Report: Law Enforcement Closing In On Heartland Breach PerpetratorSecret Service, DoJ reportedly pinpoint location of cybercriminal outside North America
The Secret Service has identified the prime suspect in the Heartland Payment Systems security breach, and the case has been turned over to the U.S. Department of Justice, according to a news report issued today.
Citing a source "close to the investigation," the trade publication Storefront Backtalk is reporting that law enforcement is closing in on the Heartland data thieves. The publication's source did not provide any additional information, but said the perpetrator's location has been "pinpointed" outside North America.
Heartland, which on Tuesday disclosed a massive data breach that potentially affects more than 100 million credit card transactions, did not make a statement about the law enforcement efforts, but it did issue a new statement on the case earlier today.
The statement from Robert Carr, founder, chairman, and CEO of Heartland Payment Systems, suggests the payment processing company might have found the problem sooner if there had been more sharing of security information among the companies in the market.
"I have talked to many payments leaders who are also concerned about the increasing success and frequency of cybercrime attacks," Carr said. "Up to this point, there has been no information sharing, thus empowering cybercriminals to use the same or slightly modified techniques over and over again. I believe that had we known the details about previous intrusions, we might have found and prevented the problem we learned of last week."
Heartland's goal is to turn this event into something positive, Carr said. "Just as the Tylenol crisis engendered a whole new packaging standard, our aspiration is to use this recent breach incident to help the payments industry find ways to protect its data -- and, therefore, businesses and consumers -- much more effectively."
Heartland's organization has "called on" more than 150,000 of its customers in the past three days, and has signed up 400 new merchants since the breach was disclosed, Carr said. As of 4 p.m. ET today, the company's stock was on the rise.
Many experts continue to speculate on why it took so long for Heartland to identify and disclose the breach. According to the Storefront Backtalk report, the payment processor revealed the breach was first discovered in late October or early November, whereas previous statements indicated that it was only in the fall. The company has had two outside forensics teams and the Secret Service working on the problem for more than two months, and yet the "sniffer" software used to collect the data was located only last week.

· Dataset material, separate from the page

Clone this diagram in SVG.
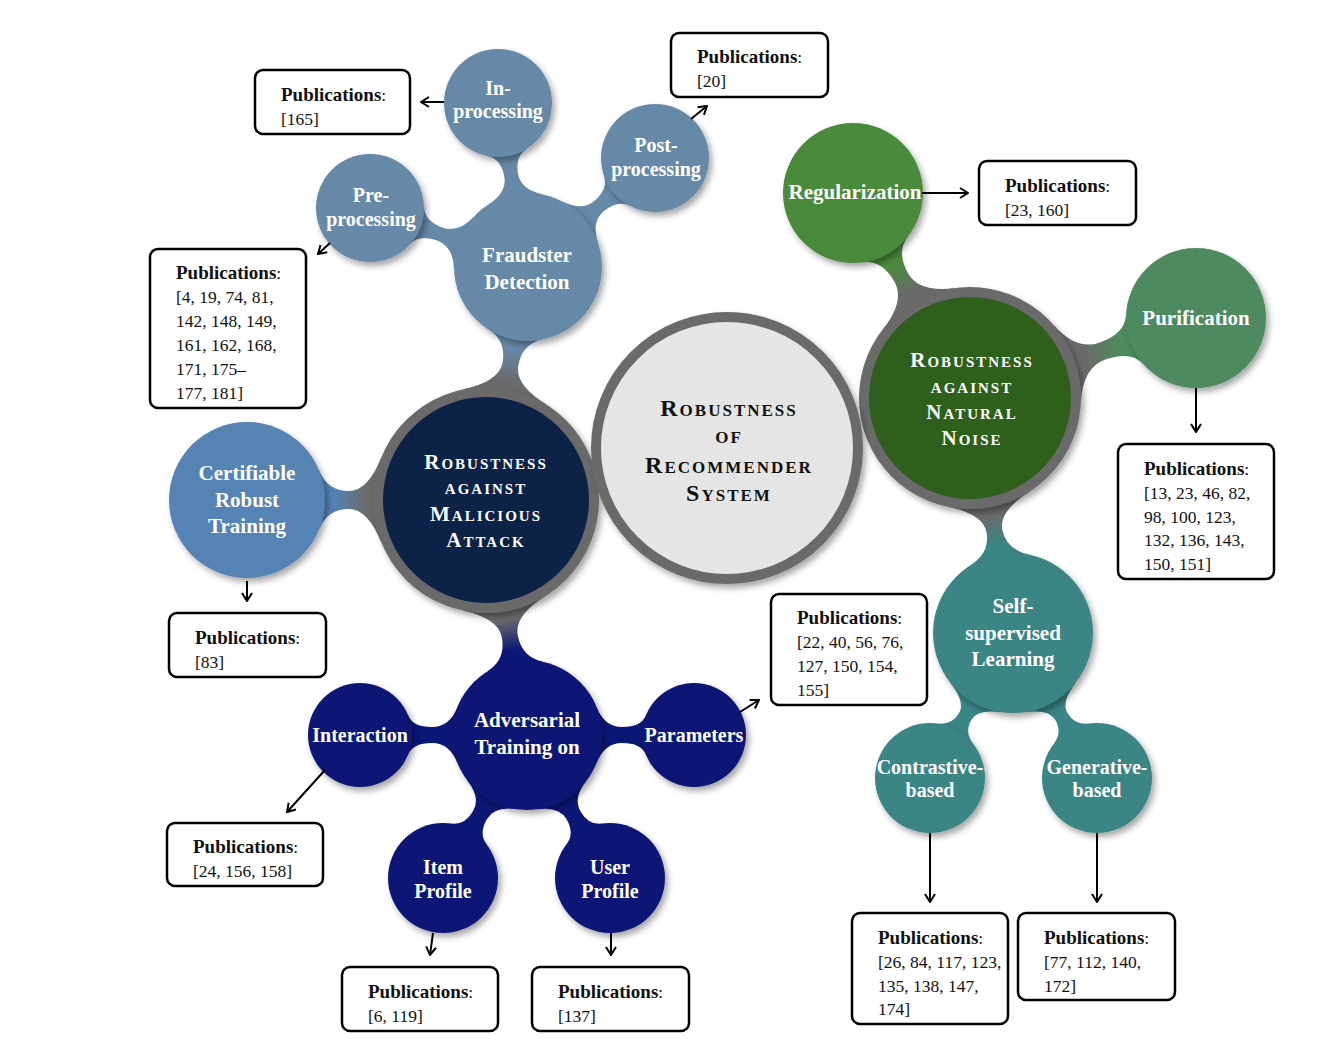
<svg xmlns="http://www.w3.org/2000/svg" width="1333" height="1047" viewBox="0 0 1333 1047">
<style>
.lbl{font-family:"Liberation Serif",serif;font-weight:bold;fill:#fff;text-anchor:middle}
.sm{font-size:20px}
.md{font-size:21px}
.sc{font-variant:small-caps;letter-spacing:2px}
.ctr{fill:#111}
.box{fill:#fff;stroke:#000;stroke-width:2.5}
.pt{font-family:"Liberation Serif",serif;font-size:17.5px;fill:#111}
.ph{font-weight:bold;font-size:19px}
.arr{stroke:#000;stroke-width:2;fill:none;marker-end:url(#ah)}
.ring{stroke:#6a6a6a;stroke-width:10}
</style>
<defs>
<filter id="sh" x="-20%" y="-20%" width="140%" height="140%">
<feDropShadow dx="3" dy="4" stdDeviation="3" flood-color="#000" flood-opacity="0.35"/>
</filter>
<marker id="ah" viewBox="0 0 12 12" refX="11" refY="6" markerWidth="12" markerHeight="12" markerUnits="userSpaceOnUse" orient="auto">
<path d="M3,1 L11,6 L3,11" fill="none" stroke="#000" stroke-width="2"/>
</marker>
<linearGradient id="gFr" x1="0" y1="0" x2="1" y2="0"><stop offset="0.25" stop-color="#6a6a6a"/><stop offset="0.75" stop-color="#6689a8"/></linearGradient>
<linearGradient id="gCe" x1="0" y1="0" x2="1" y2="0"><stop offset="0.25" stop-color="#6a6a6a"/><stop offset="0.75" stop-color="#5583b4"/></linearGradient>
<linearGradient id="gAd" x1="0" y1="0" x2="1" y2="0"><stop offset="0.25" stop-color="#6a6a6a"/><stop offset="0.75" stop-color="#0b1775"/></linearGradient>
<linearGradient id="gRe" x1="0" y1="0" x2="1" y2="0"><stop offset="0.25" stop-color="#6a6a6a"/><stop offset="0.75" stop-color="#4a8a3a"/></linearGradient>
<linearGradient id="gPu" x1="0" y1="0" x2="1" y2="0"><stop offset="0.25" stop-color="#6a6a6a"/><stop offset="0.75" stop-color="#4e8a5e"/></linearGradient>
<linearGradient id="gSe" x1="0" y1="0" x2="1" y2="0"><stop offset="0.25" stop-color="#6a6a6a"/><stop offset="0.75" stop-color="#3a8585"/></linearGradient>
</defs>
<rect width="1333" height="1047" fill="#fff"/>

<g id="links">
<path fill="url(#gFr)" transform="translate(486,500) rotate(-79.8)" d="M104.8,-42.3 Q118.7,-8 137.9,-8 Q160.2,-8 168.2,-27.7 L168.2,27.7 Q160.2,8 137.9,8 Q118.7,8 104.8,42.3Z"/>
<path fill="url(#gCe)" transform="translate(486,500) rotate(180)" d="M104.8,-42.3 Q118.3,-9 137,-9 Q158.5,-9 166.7,-29.2 L166.7,29.2 Q158.5,9 137,9 Q118.3,9 104.8,42.3Z"/>
<path fill="url(#gAd)" transform="translate(486,500) rotate(80.1)" d="M104.8,-42.3 Q118.7,-8 138.3,-8 Q160.9,-8 169,-28.1 L169,28.1 Q160.9,8 138.3,8 Q118.7,8 104.8,42.3Z"/>
<path fill="#6689a8" transform="translate(528,267) rotate(-100.4)" d="M68.6,-27.7 Q77,-7 93.4,-7 Q111.3,-7 116.6,-20.2 L116.6,20.2 Q111.3,7 93.4,7 Q77,7 68.6,27.7Z"/>
<path fill="#6689a8" transform="translate(528,267) rotate(-40.6)" d="M68.6,-27.7 Q77,-7 93.7,-7 Q112,-7 117.3,-20.2 L117.3,20.2 Q112,7 93.7,7 Q77,7 68.6,27.7Z"/>
<path fill="#6689a8" transform="translate(528,267) rotate(-159.5)" d="M68.6,-27.7 Q77,-7 94.4,-7 Q113.3,-7 118.6,-20.2 L118.6,20.2 Q113.3,7 94.4,7 Q77,7 68.6,27.7Z"/>
<path fill="url(#gRe)" transform="translate(970,398) rotate(-119.7)" d="M102.9,-41.6 Q116.5,-8 138.5,-8 Q163.7,-8 171.1,-26.2 L171.1,26.2 Q163.7,8 138.5,8 Q116.5,8 102.9,41.6Z"/>
<path fill="url(#gPu)" transform="translate(970,398) rotate(-19.5)" d="M102.9,-41.6 Q116.1,-9 140.4,-9 Q167.8,-9 174.8,-26.2 L174.8,26.2 Q167.8,9 140.4,9 Q116.1,9 102.9,41.6Z"/>
<path fill="url(#gSe)" transform="translate(970,398) rotate(79.6)" d="M102.9,-41.6 Q116.5,-8 135,-8 Q155.8,-8 164.7,-30 L164.7,30 Q155.8,8 135,8 Q116.5,8 102.9,41.6Z"/>
<path fill="#3a8585" transform="translate(1013,633) rotate(119.8)" d="M74.2,-30 Q83.5,-7 96,-7 Q110.5,-7 116,-20.6 L116,20.6 Q110.5,7 96,7 Q83.5,7 74.2,30Z"/>
<path fill="#3a8585" transform="translate(1013,633) rotate(59.9)" d="M74.2,-30 Q83.5,-7 96.3,-7 Q111.1,-7 116.6,-20.6 L116.6,20.6 Q111.1,7 96.3,7 Q83.5,7 74.2,30Z"/>
<path fill="#0b1775" transform="translate(527,735) rotate(180)" d="M69.5,-28.1 Q77.6,-8 95,-8 Q114.2,-8 118.8,-19.5 L118.8,19.5 Q114.2,8 95,8 Q77.6,8 69.5,28.1Z"/>
<path fill="#0b1775" transform="translate(527,735)" d="M69.5,-28.1 Q77.6,-8 95,-8 Q114.2,-8 118.8,-19.5 L118.8,19.5 Q114.2,8 95,8 Q77.6,8 69.5,28.1Z"/>
<path fill="#0b1775" transform="translate(527,735) rotate(120.4)" d="M69.5,-28.1 Q77.6,-8 92.9,-8 Q109.7,-8 114.8,-20.6 L114.8,20.6 Q109.7,8 92.9,8 Q77.6,8 69.5,28.1Z"/>
<path fill="#0b1775" transform="translate(527,735) rotate(59.9)" d="M69.5,-28.1 Q77.6,-8 92.65,-8 Q109.2,-8 114.3,-20.6 L114.3,20.6 Q109.2,8 92.65,8 Q77.6,8 69.5,28.1Z"/>
</g>

<g id="in-processing"><circle cx="498" cy="103" r="54" fill="#6689a8" filter="url(#sh)"/><text class="lbl sm" x="498" y="95">In-</text><text class="lbl sm" x="498" y="118">processing</text></g>
<g id="post-processing"><circle cx="655" cy="158" r="54" fill="#6689a8" filter="url(#sh)"/><text class="lbl sm" x="656" y="152">Post-</text><text class="lbl sm" x="656" y="176">processing</text></g>
<g id="pre-processing"><circle cx="370" cy="208" r="54" fill="#6689a8" filter="url(#sh)"/><text class="lbl sm" x="371" y="202">Pre-</text><text class="lbl sm" x="371" y="226">processing</text></g>
<g id="fraudster-detection"><circle cx="528" cy="267" r="74" fill="#6689a8" filter="url(#sh)"/><text class="lbl md" x="527" y="262">Fraudster</text><text class="lbl md" x="527" y="289">Detection</text></g>
<g id="certifiable"><circle cx="247" cy="500" r="78" fill="#5583b4" filter="url(#sh)"/><text class="lbl md" x="247" y="480">Certifiable</text><text class="lbl md" x="247" y="507">Robust</text><text class="lbl md" x="247" y="533">Training</text></g>
<g id="interaction"><circle cx="360" cy="735" r="52" fill="#0b1775" filter="url(#sh)"/><text class="lbl sm" x="360" y="742">Interaction</text></g>
<g id="parameters"><circle cx="694" cy="735" r="52" fill="#0b1775" filter="url(#sh)"/><text class="lbl sm" x="694" y="742">Parameters</text></g>
<g id="item-profile"><circle cx="443" cy="878" r="55" fill="#0b1775" filter="url(#sh)"/><text class="lbl sm" x="443" y="874">Item</text><text class="lbl sm" x="443" y="898">Profile</text></g>
<g id="user-profile"><circle cx="610" cy="878" r="55" fill="#0b1775" filter="url(#sh)"/><text class="lbl sm" x="610" y="874">User</text><text class="lbl sm" x="610" y="898">Profile</text></g>
<g id="adversarial"><circle cx="527" cy="735" r="75" fill="#0b1775" filter="url(#sh)"/><text class="lbl md" x="527" y="727">Adversarial</text><text class="lbl md" x="527" y="754">Training on</text></g>
<g id="regularization"><circle cx="853" cy="193" r="70" fill="#4a8a3a" filter="url(#sh)"/><text class="lbl md" x="855" y="199">Regularization</text></g>
<g id="purification"><circle cx="1196" cy="318" r="70" fill="#4e8a5e" filter="url(#sh)"/><text class="lbl md" x="1196" y="325">Purification</text></g>
<g id="contrastive"><circle cx="930" cy="778" r="55" fill="#3a8585" filter="url(#sh)"/><text class="lbl sm" x="930" y="774">Contrastive-</text><text class="lbl sm" x="930" y="797">based</text></g>
<g id="generative"><circle cx="1097" cy="778" r="55" fill="#3a8585" filter="url(#sh)"/><text class="lbl sm" x="1097" y="774">Generative-</text><text class="lbl sm" x="1097" y="797">based</text></g>
<g id="self-supervised"><circle cx="1013" cy="633" r="80" fill="#3a8585" filter="url(#sh)"/><text class="lbl md" x="1013" y="613">Self-</text><text class="lbl md" x="1013" y="640">supervised</text><text class="lbl md" x="1013" y="666">Learning</text></g>

<g id="malicious"><circle cx="486" cy="500" r="108" fill="#0e2147" class="ring" filter="url(#sh)"/>
<text class="lbl md sc" x="486" y="469">Robustness</text><text class="lbl md sc" x="486" y="494">against</text><text class="lbl md sc" x="486" y="521">Malicious</text><text class="lbl md sc" x="486" y="547">Attack</text></g>
<g id="natural"><circle cx="970" cy="398" r="106" fill="#2e611f" class="ring" filter="url(#sh)"/>
<text class="lbl md sc" x="972" y="367">Robustness</text><text class="lbl md sc" x="972" y="393">against</text><text class="lbl md sc" x="972" y="419">Natural</text><text class="lbl md sc" x="972" y="445">Noise</text></g>
<g id="center"><circle cx="727" cy="448" r="131" fill="#e5e5e5" class="ring" filter="url(#sh)"/>
<text class="lbl sc ctr" style="font-size:24px" x="729" y="416">Robustness</text><text class="lbl sc ctr" style="font-size:24px" x="729" y="443">of</text><text class="lbl sc ctr" style="font-size:24px" x="729" y="473">Recommender</text><text class="lbl sc ctr" style="font-size:24px" x="729" y="501">System</text></g>

<g id="pub-in"><rect class="box" x="255" y="70" width="155" height="64" rx="8"/><text class="pt" x="281" y="101"><tspan class="ph">Publications</tspan>:</text><text class="pt" x="281" y="125">[165]</text></g>
<g id="pub-post"><rect class="box" x="671" y="33" width="157" height="64" rx="8"/><text class="pt" x="697" y="63"><tspan class="ph">Publications</tspan>:</text><text class="pt" x="697" y="87">[20]</text></g>
<g id="pub-pre"><rect class="box" x="150" y="249" width="156" height="159" rx="8"/><text class="pt" x="176" y="279"><tspan class="ph">Publications</tspan>:</text><text class="pt" x="176" y="303">[4, 19, 74, 81,</text><text class="pt" x="176" y="327">142, 148, 149,</text><text class="pt" x="176" y="351">161, 162, 168,</text><text class="pt" x="176" y="375">171, 175–</text><text class="pt" x="176" y="399">177, 181]</text></g>
<g id="pub-reg"><rect class="box" x="979" y="161" width="157" height="64" rx="8"/><text class="pt" x="1005" y="192"><tspan class="ph">Publications</tspan>:</text><text class="pt" x="1005" y="216">[23, 160]</text></g>
<g id="pub-pur"><rect class="box" x="1118" y="444" width="156" height="135" rx="8"/><text class="pt" x="1144" y="475"><tspan class="ph">Publications</tspan>:</text><text class="pt" x="1144" y="499">[13, 23, 46, 82,</text><text class="pt" x="1144" y="523">98, 100, 123,</text><text class="pt" x="1144" y="546">132, 136, 143,</text><text class="pt" x="1144" y="570">150, 151]</text></g>
<g id="pub-cert"><rect class="box" x="169" y="613" width="157" height="64" rx="8"/><text class="pt" x="195" y="644"><tspan class="ph">Publications</tspan>:</text><text class="pt" x="195" y="668">[83]</text></g>
<g id="pub-param"><rect class="box" x="771" y="594" width="156" height="111" rx="8"/><text class="pt" x="797" y="624"><tspan class="ph">Publications</tspan>:</text><text class="pt" x="797" y="648">[22, 40, 56, 76,</text><text class="pt" x="797" y="672">127, 150, 154,</text><text class="pt" x="797" y="696">155]</text></g>
<g id="pub-inter"><rect class="box" x="167" y="823" width="156" height="63" rx="8"/><text class="pt" x="193" y="853"><tspan class="ph">Publications</tspan>:</text><text class="pt" x="193" y="877">[24, 156, 158]</text></g>
<g id="pub-item"><rect class="box" x="342" y="967" width="156" height="64" rx="8"/><text class="pt" x="368" y="998"><tspan class="ph">Publications</tspan>:</text><text class="pt" x="368" y="1022">[6, 119]</text></g>
<g id="pub-user"><rect class="box" x="532" y="967" width="157" height="64" rx="8"/><text class="pt" x="558" y="998"><tspan class="ph">Publications</tspan>:</text><text class="pt" x="558" y="1022">[137]</text></g>
<g id="pub-con"><rect class="box" x="852" y="913" width="156" height="111" rx="8"/><text class="pt" x="878" y="944"><tspan class="ph">Publications</tspan>:</text><text class="pt" x="878" y="968">[26, 84, 117, 123,</text><text class="pt" x="878" y="992">135, 138, 147,</text><text class="pt" x="878" y="1015">174]</text></g>
<g id="pub-gen"><rect class="box" x="1018" y="913" width="157" height="87" rx="8"/><text class="pt" x="1044" y="944"><tspan class="ph">Publications</tspan>:</text><text class="pt" x="1044" y="968">[77, 112, 140,</text><text class="pt" x="1044" y="992">172]</text></g>

<g id="arrows">
<line class="arr" x1="444" y1="102" x2="421" y2="102"/>
<line class="arr" x1="691" y1="119" x2="707" y2="106"/>
<line class="arr" x1="330" y1="243" x2="318" y2="254"/>
<line class="arr" x1="922" y1="193" x2="968" y2="193"/>
<line class="arr" x1="1196" y1="388" x2="1196" y2="432"/>
<line class="arr" x1="247" y1="581" x2="247" y2="601"/>
<line class="arr" x1="740" y1="712" x2="759" y2="700"/>
<line class="arr" x1="325" y1="770" x2="287" y2="812"/>
<line class="arr" x1="433" y1="933" x2="430" y2="955"/>
<line class="arr" x1="611" y1="933" x2="611" y2="955"/>
<line class="arr" x1="930" y1="833" x2="930" y2="902"/>
<line class="arr" x1="1097" y1="833" x2="1097" y2="902"/>
</g>
</svg>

"It will be interesting to see how this incident pans out," says Rob Rachwald, Fortify's director of product marketing. "Our best guess is that the software was either installed by a sleeper, a rogue employee working inside the firm who passed the usual vetting procedures, or a direct systems attack followed by the insertion of a custom application on the processor's IT resources.
"The $64,000 question, of course, is whether Heartland and the U.S. Secret Service will reveal the actual modus operandi of the fraudsters. I somehow think this will not happen."
According to the news report, a Heartland spokesman did reveal that the sniffer software was "inactive" when it was finally discovered by the forensics experts. The spokesman did not say whether the software was inoperative, or simply dormant and waiting to be called on again by the criminals.
Other industry experts say the Heartland incident is a referendum on disclosure laws and on the Payment Card Industry Data Security Standard (PCI DSS), both of which were in effect at Heartland, but did not prevent the breach or the delay in reporting it.
"Congress needs to pass a data breach notification law that better protects consumer identities through stronger data security standards with strong encryption," says Bill Conner, president and CEO of data security vendor Entrust.